Weekly Geeks - Memorial Day

With Memorial Day in the U.S. this coming Monday (well, it already came and went), I thought it would be appropriate to focus on the military. Either share your favorite book on war or movie on war and why. Provide a clip from the movie if you'd like or a passage from the book that shows us why you it's your favorite book or movie. Or do both. OR choose your own military theme, for example, if you have a relative or friend in the military and you would like to send them a video or a message of thanks, do that on your blog. OR do all three. The book and movie also don't have to be "patriotic" necessarily. For example, one of my favorite fictional books on war is Johnny, Get Your Gun by Dalton Trumbo.

I have never read any war books (fiction or non-fiction) on wars following the WWII. I don’t know the precise reason for it but I prefer to read about events that are finished and done with and are left to judge by history itself. Don’t get me wrong though, I have tremendous respect for our military people, who in my eyes are true, selfless heroes willing to put their lives on the line for a person like myself, who they don’t know, never will know and will not get anything back (other than regard) from him/her. I in general am not a huge fan of any war books at all but the ones I did read have stuck in my memory ever since and I definitely recommend them to anyone.

I read this book six years ago and I am still under its spell. It is an alternative history novel about the world in which the Nazis did win WWII and now rule every part of Europe. It was an amazing read and I didn’t want it to end. A great example of “What if” scenario which I am glad is only that, a scenario that never came to fruition.

Publishers synopsis:

Bad papers. That's how Peter's nightmare began. Living in contemporary Europe under Nazi domination -- more than fifty years after the truce among the North American Union, the Third Reich, and the Soviet Union -- Peter has struggled to make sense of the reign of terror that governs his world. Now, arrested for bearing a false identity, he is pulled full-force into a battle against Nazi oppression. The crusade for freedom that belonged to generations past is now Peter's legacy -- and his future depends not on running away, but on fighting back.
Escaping a Nazi prison camp and joining the Underground Home Army, Peter dedicates himself to breaking down the system that betrayed him. But by facing the evil at the heart of the Nazi political machine, Peter falls deeper into a web of intrigue and adventure that risks everything he holds dear -- in this life and for the sake of future generations.

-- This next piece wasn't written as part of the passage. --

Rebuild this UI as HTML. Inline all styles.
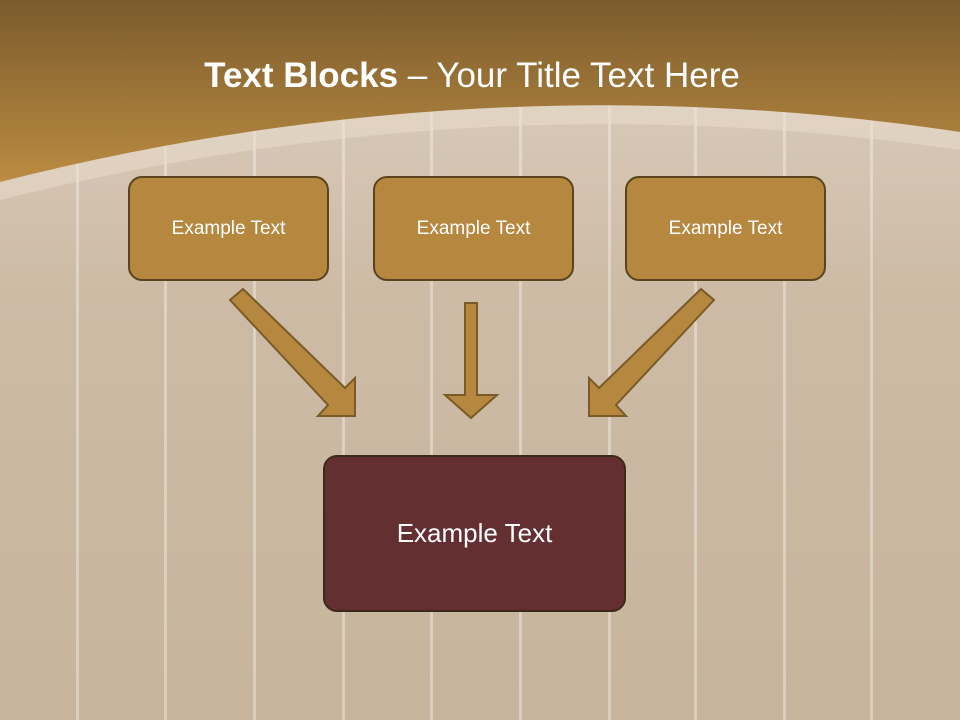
<!DOCTYPE html>
<html><head><meta charset="utf-8"><style>
body{margin:0;width:960px;height:720px;overflow:hidden;position:relative;font-family:"Liberation Sans",sans-serif;}
.bg{position:absolute;inset:0;background:linear-gradient(#ddd0c0,#cdbba6 40%,#c8b49c);}
.plank{position:absolute;top:0;bottom:0;width:3px;background:rgba(255,255,255,0.35);}
.box{position:absolute;box-sizing:border-box;border:2.5px solid #5a4420;border-radius:14px;background:#b5873f;color:#fff;display:flex;align-items:center;justify-content:center;font-size:19px;}
</style></head><body>
<div class="bg"></div>
<div class="plank" style="left:76px"></div><div class="plank" style="left:164px"></div>
<div class="plank" style="left:253px"></div><div class="plank" style="left:342px"></div>
<div class="plank" style="left:430px"></div><div class="plank" style="left:519px"></div>
<div class="plank" style="left:608px"></div><div class="plank" style="left:694px"></div>
<div class="plank" style="left:783px"></div><div class="plank" style="left:870px"></div>
<svg width="960" height="720" style="position:absolute;left:0;top:0">
<defs><linearGradient id="h" x1="0" y1="0" x2="0" y2="1"><stop offset="0" stop-color="#7b5b2c"/><stop offset="1" stop-color="#bb8c42"/></linearGradient></defs>
<path d="M0,200 Q480,80 960,150 L960,0 L0,0Z" fill="rgba(235,222,205,0.5)"/>
<path d="M0,182 Q480,60 960,132 L960,0 L0,0Z" fill="url(#h)"/>
<g fill="#b5873f" stroke="#7a5a26" stroke-width="2">
<polygon points="465,303 477,303 477,395 497,395 471,418 445,395 465,395"/>
<polygon points="230,300 243,289 345,388 355,378 355,416 318,416 328,405"/>
<polygon points="730,300 717,289 615,388 605,378 605,416 642,416 632,405" transform="translate(-16,0)"/>
</g>
<text x="472" y="87" text-anchor="middle" fill="#fff" font-size="35" font-family="Liberation Sans,sans-serif"><tspan font-weight="bold">Text Blocks</tspan> – Your Title Text Here</text>
</svg>
<div class="box" style="left:128px;top:176px;width:201px;height:105px">Example Text</div>
<div class="box" style="left:373px;top:176px;width:201px;height:105px">Example Text</div>
<div class="box" style="left:625px;top:176px;width:201px;height:105px">Example Text</div>
<div class="box" style="left:323px;top:455px;width:303px;height:157px;background:#642f30;border-color:#3b2a1a;font-size:26px">Example Text</div>
</body></html>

This one is talking about events much, much older than WWII but nonetheless very bloody and cruel. I read this novel only once, in junior high (some eighteen years ago) but I remember having been absolutely mesmerized by it. Every time I read about a scene where a woman or a girl reads something with blushed cheeks and spark of excitement in her eyes, I see myself sitting in my room, right before Christmas Eve dinner not being able to tear myself away from Queen Margot despite the nagging of my mom and my dad that it was time to leave the house. The murder of Hugenots is described in such a visual manner that, being a teenager, I was at once appalled and fascinated.

Publisher’s synopsis:

Alexandre Dumas' novel Queen Margot, centers on the beautiful, proud, and willful Marguerite Valois, whose mother Catherine de Medici arranged Marguerite's marriage to the Huguenot leader Henry of Navarre in 1572. It is a marriage that pleases no one except the Queen Mother. Marguerite's brothers, who nicknamed her Margot and prize her with a love that borders on incest, are outraged. Just six days after the wedding French Catholics slaughter over 30,000 Huguenots on St. Bartholomew's Day. Both pawn and participant in this epic struggle, Margot is torn between family honor, her Huguenot lover, and her apostate husband she can no longer respect.

There it is, not strictly ballistic literature but exciting and one that conveys the brutalities of any war excellently.